Renseignements pris, le fils de la dame en question a 40 ans, vit en Afrique, et vient bien d'avoir un enfant avec une blackette de 20 ans, et la grand-mère trouve ça moyen-moyen au niveau de la différence d'âge, oui
J'ignore ce qu'elle pense de la couleur. Les métis sont vraiment des enfants de l'amour : selon la société dans laquelle ils vivent, leurs parents prennent quand même le risque que leur enfant soit ostracisé des deux côtés : trop blanc pour les noirs, trop noir pour les blancs.

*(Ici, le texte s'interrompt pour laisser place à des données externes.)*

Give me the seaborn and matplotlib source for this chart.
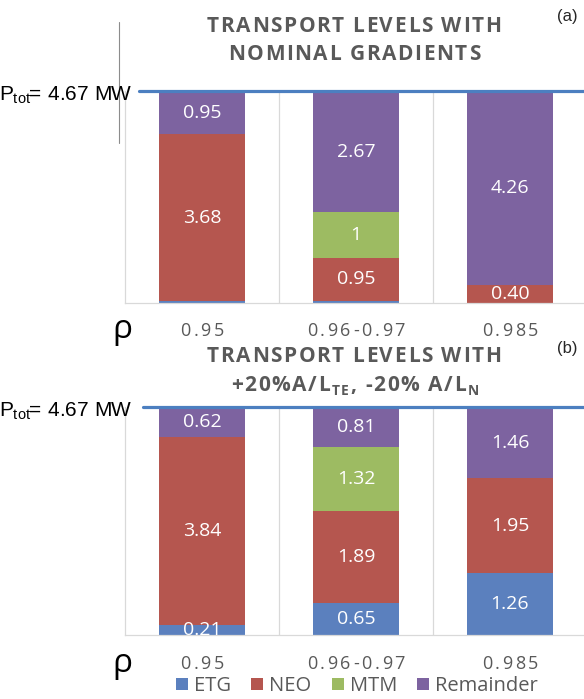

Aaah moi aussi quand j'avais 40 ans je suis été en Afrique et j'ai pété les plombs pour une jeune femme de couleur, et je lui aurais bien fait un enfant aussi si je n'avais été retenu par les liens du mariage et un certain réalisme, qui consistait essentiellement à me rendre compte que cette histoire de nouveau départ c'était juste une projection de ma part, simplement parce que je n'étais qu'un champignon de Paris qui avait pris un coup de soleil sur la cafetière, plus habitué à errer dans les caves du Destin en s'interrogeant sur l'embranchement à prendre qu'à faire le kéké en motard ravageur de l'Afrique subaustrale, circonstances assez radicales sur les joints d'étanchéité du carburateur émotionnel, et pas insensible aux charmes déployés par ces indigènes d'un naturel débonnaire, rieuses et manifestement moins inhibées que moi, avec qui le changement ça serait maintenant.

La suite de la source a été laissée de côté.